A block of data:
— Begin —

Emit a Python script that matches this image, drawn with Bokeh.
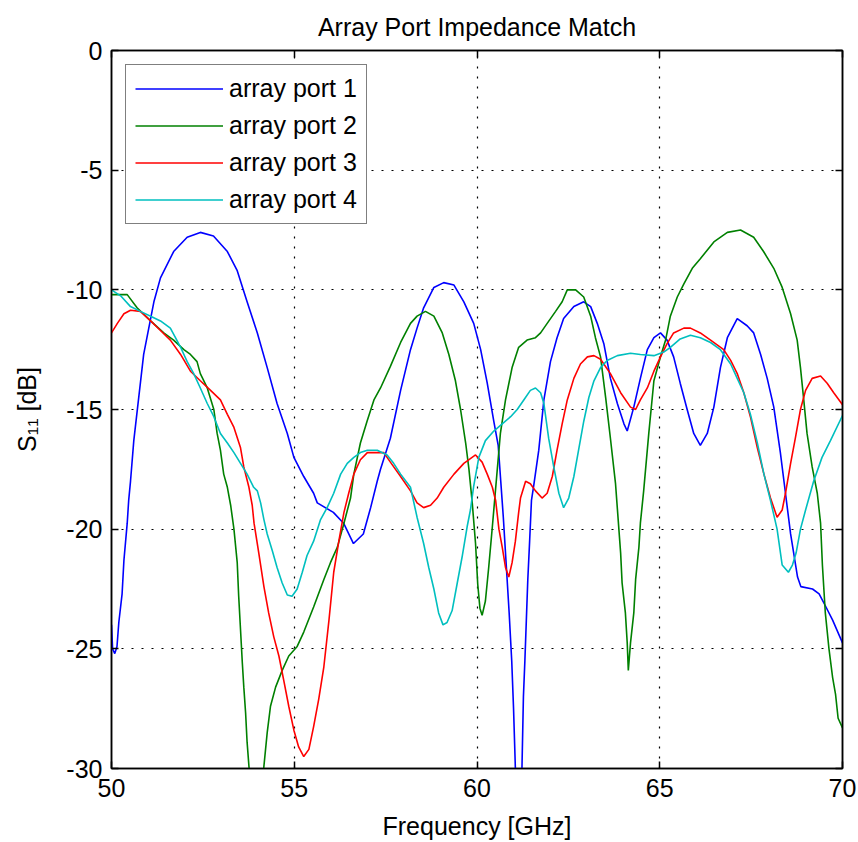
from bokeh.plotting import figure
from bokeh.models import FixedTicker, LinearAxis, Range1d, Legend, LegendItem
from bokeh.embed import file_html
from bokeh.resources import INLINE

# ---------------- data ----------------
title_text = "Array Port Impedance Match"
x_label = "Frequency [GHz]"
y_label = "S\u2081\u2081 [dB]"
series_names = ["array port 1", "array port 2", "array port 3", "array port 4"]
series_colors = ["#0000ff", "#008000", "#ff0000", "#00bfbf"]

x_ticks = [50, 55, 60, 65, 70]
x_tick_labels = ["50", "55", "60", "65", "70"]
y_ticks = [0, -5, -10, -15, -20, -25, -30]
y_tick_labels = ["0", "-5", "-10", "-15", "-20", "-25", "-30"]

f1 = [50.00, 50.03, 50.09, 50.15, 50.20, 50.29, 50.34, 50.43, 50.47, 50.52,
      50.61, 50.88, 51.16, 51.34, 51.70, 52.07, 52.43, 52.79, 53.17, 53.44,
      53.71, 53.99, 54.26, 54.53, 54.81, 54.99, 55.26, 55.53, 55.63, 56.07,
      56.35, 56.62, 56.89, 57.09, 57.27, 57.36, 57.63, 57.91, 58.18, 58.36,
      58.54, 58.82, 59.09, 59.37, 59.64, 59.91, 60.10, 60.28, 60.46, 60.58,
      60.65, 60.72, 60.80, 60.88, 60.95, 61.00, 61.05, 61.14, 61.23, 61.27,
      61.31, 61.35, 61.39, 61.44, 61.49, 61.55, 61.69, 61.83, 62.01, 62.19,
      62.37, 62.65, 62.92, 63.11, 63.29, 63.47, 63.65, 63.84, 64.02, 64.11,
      64.29, 64.47, 64.66, 64.84, 65.02, 65.20, 65.38, 65.56, 65.75, 65.93,
      66.11, 66.30, 66.48, 66.66, 66.85, 67.12, 67.39, 67.57, 67.76, 67.94,
      68.12, 68.30, 68.44, 68.58, 68.77, 68.86, 69.18, 69.36, 69.53, 69.73, 70.00]
s1 = [-24.0, -25.0, -25.2, -24.9, -23.9, -22.7, -21.3, -19.75, -18.8, -18.0,
      -16.3, -12.7, -10.5, -9.5, -8.4, -7.8, -7.6, -7.75, -8.4, -9.2,
      -10.5, -11.8, -13.25, -14.75, -16.0, -17.0, -17.8, -18.5, -18.9, -19.3,
      -19.75, -20.6, -20.2, -19.1, -18.0, -17.5, -16.2, -14.2, -12.5, -11.6,
      -10.75, -9.9, -9.7, -9.8, -10.5, -11.4, -12.5, -13.9, -15.5, -16.5,
      -18.0, -19.5, -21.5, -23.5, -25.5, -27.5, -30.0, -34.0, -30.0, -27.0,
      -25.5, -23.8, -22.1, -20.5, -18.8, -18.2, -16.7, -14.6, -13.0, -12.0,
      -11.2, -10.7, -10.5, -10.7, -11.4, -12.25, -13.7, -14.75, -15.6, -15.9,
      -14.9, -13.7, -12.5, -12.0, -11.8, -12.1, -12.8, -13.9, -15.0, -16.0,
      -16.5, -16.0, -14.9, -13.25, -12.0, -11.2, -11.5, -11.8, -12.7, -13.7,
      -14.9, -16.8, -18.5, -20.2, -22.0, -22.4, -22.5, -22.7, -23.2, -23.8, -24.75]

f2 = [50.00, 50.43, 50.70, 51.07, 51.43, 51.70, 51.98, 52.16, 52.34, 52.43,
      52.62, 52.80, 52.89, 52.98, 53.07, 53.17, 53.26, 53.35, 53.44, 53.48,
      53.53, 53.58, 53.62, 53.67, 53.71, 53.76, 53.96, 54.17, 54.26, 54.35,
      54.49, 54.67, 54.85, 55.08, 55.26, 55.53, 55.81, 55.99, 56.18, 56.36,
      56.54, 56.63, 56.81, 56.99, 57.18, 57.36, 57.63, 57.91, 58.18, 58.36,
      58.59, 58.82, 59.05, 59.23, 59.41, 59.55, 59.69, 59.78, 59.87, 59.96,
      60.02, 60.08, 60.14, 60.23, 60.32, 60.42, 60.51, 60.64, 60.78, 60.96,
      61.14, 61.37, 61.60, 61.74, 61.92, 62.15, 62.33, 62.47, 62.70, 62.92,
      63.11, 63.24, 63.38, 63.52, 63.65, 63.79, 63.93, 63.97, 64.06, 64.11,
      64.14, 64.20, 64.29, 64.34, 64.43, 64.47, 64.56, 64.70, 64.84, 65.02,
      65.16, 65.29, 65.48, 65.66, 65.89, 66.11, 66.48, 66.85, 67.21, 67.57,
      67.84, 68.12, 68.35, 68.58, 68.76, 68.85, 68.94, 69.03, 69.17, 69.31,
      69.40, 69.45, 69.53, 69.63, 69.73, 69.81, 69.88, 70.00]
s2 = [-10.2, -10.2, -10.75, -11.3, -11.8, -12.1, -12.5, -12.7, -13.0, -13.5,
      -14.1, -15.0, -16.0, -16.7, -17.7, -18.25, -19.0, -20.0, -21.4, -22.8,
      -24.2, -25.6, -26.6, -27.7, -28.9, -29.9, -33.5, -29.9, -28.5, -27.4,
      -26.6, -25.9, -25.3, -24.9, -24.3, -23.25, -22.1, -21.4, -20.75, -19.75,
      -18.7, -17.7, -16.4, -15.5, -14.6, -14.1, -13.2, -12.2, -11.4, -11.1,
      -10.9, -11.1, -11.8, -12.7, -13.8, -15.0, -16.4, -17.5, -18.9, -20.6,
      -22.3, -23.3, -23.6, -23.0, -21.6, -19.9, -18.3, -16.0, -14.6, -13.25,
      -12.4, -12.1, -12.0, -11.8, -11.4, -10.9, -10.5, -10.0, -10.0, -10.3,
      -11.1, -12.0, -12.8, -14.5, -16.2, -18.1, -21.0, -22.25, -23.5, -24.75,
      -25.9, -24.75, -23.5, -22.1, -20.75, -19.75, -18.4, -16.0, -13.8, -12.8,
      -12.1, -11.1, -10.3, -9.75, -9.1, -8.7, -8.0, -7.6, -7.5, -7.8,
      -8.4, -9.1, -9.9, -11.0, -12.1, -13.25, -14.6, -16.0, -17.4, -18.5,
      -19.75, -21.5, -23.5, -25.0, -26.2, -26.9, -27.9, -28.3]

f3 = [50.00, 50.16, 50.34, 50.52, 50.79, 51.07, 51.34, 51.61, 51.89, 52.16,
      52.43, 52.71, 52.98, 53.17, 53.35, 53.53, 53.62, 53.76, 53.85, 53.90,
      54.03, 54.17, 54.30, 54.44, 54.58, 54.71, 54.85, 54.99, 55.12, 55.26,
      55.40, 55.53, 55.67, 55.81, 55.95, 56.08, 56.22, 56.36, 56.49, 56.63,
      56.81, 57.00, 57.18, 57.45, 57.63, 57.91, 58.18, 58.36, 58.54, 58.73,
      58.91, 59.09, 59.37, 59.64, 59.96, 60.14, 60.28, 60.42, 60.51, 60.60,
      60.69, 60.78, 60.87, 60.96, 61.05, 61.14, 61.19, 61.33, 61.46, 61.60,
      61.78, 61.92, 62.06, 62.19, 62.33, 62.47, 62.65, 62.83, 63.02, 63.20,
      63.38, 63.65, 63.93, 64.20, 64.34, 64.47, 64.66, 64.84, 65.02, 65.20,
      65.38, 65.66, 65.84, 66.11, 66.39, 66.57, 66.75, 66.94, 67.12, 67.30,
      67.48, 67.67, 67.85, 68.03, 68.21, 68.35, 68.44, 68.58, 68.71, 68.85,
      68.99, 69.17, 69.40, 69.58, 69.76, 70.00]
s3 = [-11.8, -11.4, -11.0, -10.85, -10.9, -11.3, -11.7, -12.1, -12.7, -13.4,
      -13.8, -14.2, -14.6, -15.2, -15.75, -16.6, -17.4, -18.25, -19.0, -19.75,
      -21.0, -22.4, -23.5, -24.5, -25.3, -26.3, -27.4, -28.4, -29.1, -29.5,
      -29.2, -28.25, -27.1, -25.75, -23.8, -21.8, -20.5, -19.3, -18.5, -17.7,
      -17.1, -16.8, -16.8, -16.8, -17.2, -17.8, -18.4, -18.9, -19.1, -19.0,
      -18.7, -18.25, -17.7, -17.25, -16.9, -17.2, -17.7, -18.25, -18.8, -20.0,
      -20.75, -21.6, -22.0, -21.4, -20.5, -19.3, -18.7, -18.0, -18.1, -18.4,
      -18.7, -18.5, -17.8, -16.7, -15.6, -14.6, -13.7, -13.1, -12.8, -12.75,
      -12.9, -13.5, -14.3, -14.9, -15.0, -14.6, -14.1, -13.4, -12.8, -12.25,
      -11.8, -11.6, -11.6, -11.8, -12.1, -12.3, -12.5, -12.95, -13.5, -14.3,
      -15.3, -16.6, -17.7, -18.7, -19.5, -19.2, -18.5, -17.25, -16.2, -15.0,
      -14.2, -13.7, -13.6, -13.9, -14.3, -14.8]

f4 = [50.00, 50.25, 50.52, 50.79, 51.07, 51.34, 51.61, 51.75, 51.89, 52.07,
      52.25, 52.43, 52.62, 52.80, 52.98, 53.17, 53.35, 53.53, 53.71, 53.89,
      53.99, 54.08, 54.17, 54.26, 54.40, 54.53, 54.67, 54.81, 54.94, 55.08,
      55.22, 55.35, 55.53, 55.72, 55.90, 56.08, 56.27, 56.45, 56.63, 56.81,
      57.00, 57.27, 57.54, 57.72, 57.91, 58.18, 58.36, 58.54, 58.68, 58.82,
      58.95, 59.07, 59.18, 59.32, 59.46, 59.60, 59.73, 59.82, 59.91, 60.05,
      60.23, 60.46, 60.69, 60.92, 61.10, 61.28, 61.46, 61.60, 61.74, 61.83,
      61.96, 62.10, 62.24, 62.37, 62.51, 62.65, 62.79, 62.92, 63.06, 63.20,
      63.38, 63.56, 63.84, 64.20, 64.47, 64.84, 65.11, 65.29, 65.56, 65.84,
      66.11, 66.39, 66.66, 66.94, 67.12, 67.30, 67.48, 67.67, 67.85, 68.03,
      68.21, 68.35, 68.52, 68.63, 68.73, 68.85, 68.99, 69.21, 69.44, 69.67, 70.00]
s4 = [-10.0, -10.25, -10.7, -10.9, -11.1, -11.3, -11.6, -12.0, -12.4, -13.0,
      -13.5, -14.1, -14.75, -15.3, -16.0, -16.4, -16.8, -17.25, -17.7, -18.25,
      -18.4, -18.9, -19.6, -20.2, -20.9, -21.6, -22.25, -22.75, -22.8, -22.5,
      -21.8, -21.1, -20.5, -19.6, -19.1, -18.5, -17.7, -17.25, -17.0, -16.8,
      -16.7, -16.7, -16.9, -17.25, -17.7, -18.25, -19.5, -20.6, -21.6, -22.5,
      -23.5, -24.0, -23.9, -23.4, -22.25, -21.1, -19.9, -19.2, -18.2, -17.0,
      -16.3, -15.9, -15.6, -15.3, -15.0, -14.6, -14.2, -14.1, -14.3, -14.75,
      -16.2, -17.4, -18.5, -19.1, -18.7, -17.8, -16.6, -15.5, -14.5, -13.8,
      -13.25, -12.95, -12.75, -12.65, -12.7, -12.75, -12.6, -12.4, -12.05, -11.9,
      -12.0, -12.2, -12.5, -13.1, -13.7, -14.3, -15.2, -16.4, -17.7, -18.8,
      -20.0, -21.5, -21.8, -21.5, -21.0, -20.0, -19.2, -18.0, -17.0, -16.3, -15.25]

series_f = [f1, f2, f3, f4]
series_s = [s1, s2, s3, s4]

# ---------------- figure ----------------
FONT = "Liberation Sans"

p = figure(width=858, height=842, output_backend="svg", toolbar_location=None,
           x_range=Range1d(50, 70), y_range=Range1d(-30, 0),
           min_border_left=111, min_border_right=16, min_border_top=49,
           min_border_bottom=74)
p.background_fill_color = "white"
p.border_fill_color = "white"
p.outline_line_color = "black"
p.outline_line_width = 1.5

p.title.text = title_text
p.title.align = "center"
p.title.text_font = FONT
p.title.text_font_size = "25px"
p.title.text_font_style = "normal"
p.title.text_color = "black"
p.title.standoff = 20

for ax, ticks, labels in ((p.xaxis[0], x_ticks, x_tick_labels),
                          (p.yaxis[0], y_ticks, y_tick_labels)):
    ax.ticker = FixedTicker(ticks=ticks)
    ax.major_label_overrides = {t: l for t, l in zip(ticks, labels)}
    ax.major_tick_in = 7
    ax.major_tick_out = 0
    ax.minor_tick_line_color = None
    ax.axis_line_color = "black"
    ax.axis_line_width = 1.5
    ax.major_tick_line_color = "black"
    ax.major_tick_line_width = 1.5
    ax.major_label_text_font = FONT
    ax.major_label_text_font_size = "25px"
    ax.major_label_text_color = "black"
    ax.axis_label_text_font = FONT
    ax.axis_label_text_font_size = "25px"
    ax.axis_label_text_font_style = "normal"
    ax.axis_label_text_color = "black"

p.xaxis[0].axis_label = x_label
p.xaxis[0].major_label_standoff = 10
p.xaxis[0].axis_label_standoff = 12
p.yaxis[0].axis_label = y_label
p.yaxis[0].major_label_standoff = 9
p.yaxis[0].axis_label_standoff = 22

# mirrored axes (box on: inward ticks on top and right, no labels drawn)
for loc, ticks in (("above", x_ticks), ("right", y_ticks)):
    ax = LinearAxis(ticker=FixedTicker(ticks=ticks), major_tick_in=7, major_tick_out=0,
                    minor_tick_line_color=None, axis_line_color="black", axis_line_width=1.5,
                    major_tick_line_color="black", major_tick_line_width=1.5,
                    major_label_text_color=None, major_label_text_font_size="1px",
                    major_label_standoff=0)
    p.add_layout(ax, loc)

p.xgrid.ticker = FixedTicker(ticks=x_ticks)
p.ygrid.ticker = FixedTicker(ticks=y_ticks)
for g in (p.xgrid[0], p.ygrid[0]):
    g.grid_line_color = "black"
    g.grid_line_dash = "2 8"
    g.grid_line_width = 1.2

items = []
for name, color, fx, sy in zip(series_names, series_colors, series_f, series_s):
    r = p.line(fx, sy, line_color=color, line_width=1.6)
    items.append(LegendItem(label=name, renderers=[r]))

legend = Legend(items=items, location="top_left")
legend.margin = 14
legend.padding = 9
legend.spacing = 8
legend.glyph_width = 88
legend.glyph_height = 29
legend.label_height = 29
legend.label_standoff = 6
legend.label_text_font = FONT
legend.label_text_font_size = "25px"
legend.label_text_color = "black"
legend.border_line_color = "black"
legend.border_line_width = 1.5
legend.background_fill_color = "white"
legend.background_fill_alpha = 1.0
p.add_layout(legend, "center")

open("out.html", "w").write(file_html(p, INLINE))
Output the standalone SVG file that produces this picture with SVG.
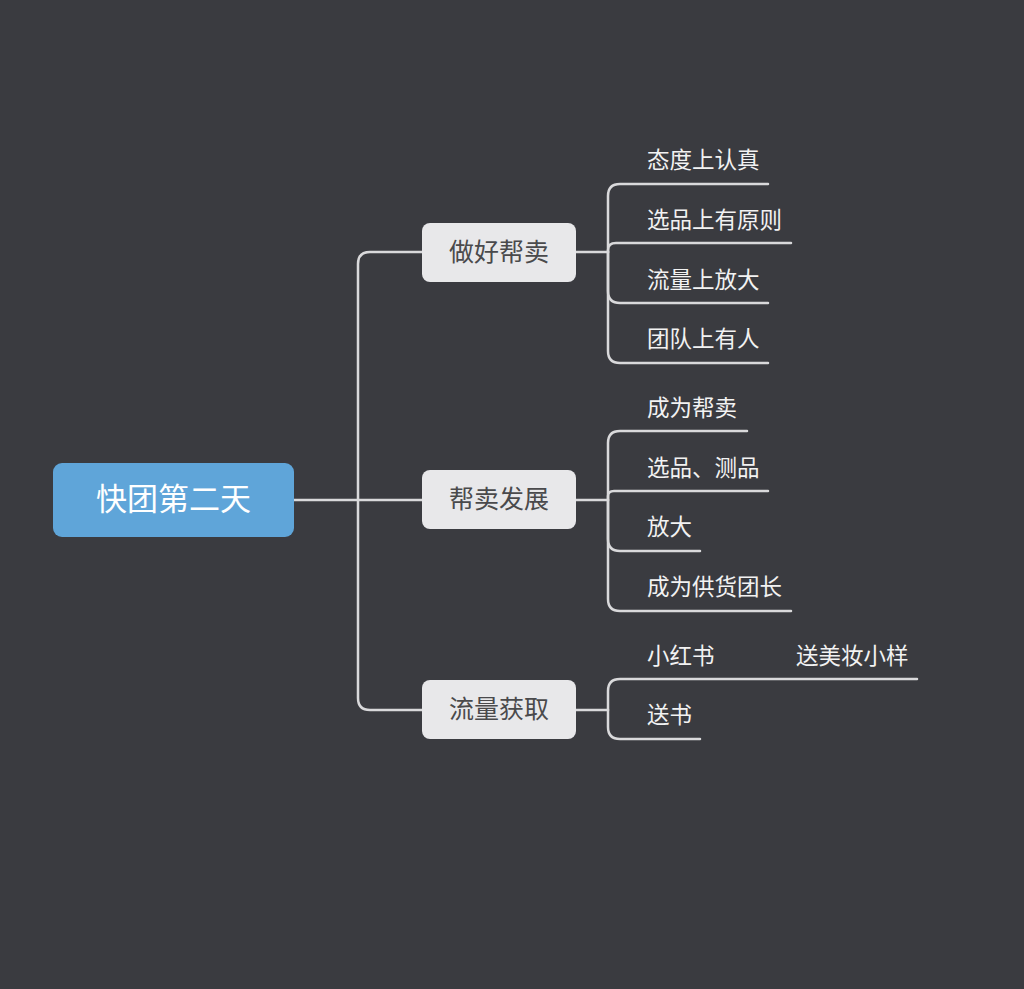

— End —

Given request: Skip the pictures and quote each line of the entries above, from the first through the line with "from bokeh.resources import INLINE", exactly as it appears.

Task response:
Emit a Python script that matches this image, drawn with Bokeh.
from bokeh.plotting import figure
from bokeh.models import FixedTicker, LinearAxis, Range1d, Legend, LegendItem
from bokeh.embed import file_html
from bokeh.resources import INLINE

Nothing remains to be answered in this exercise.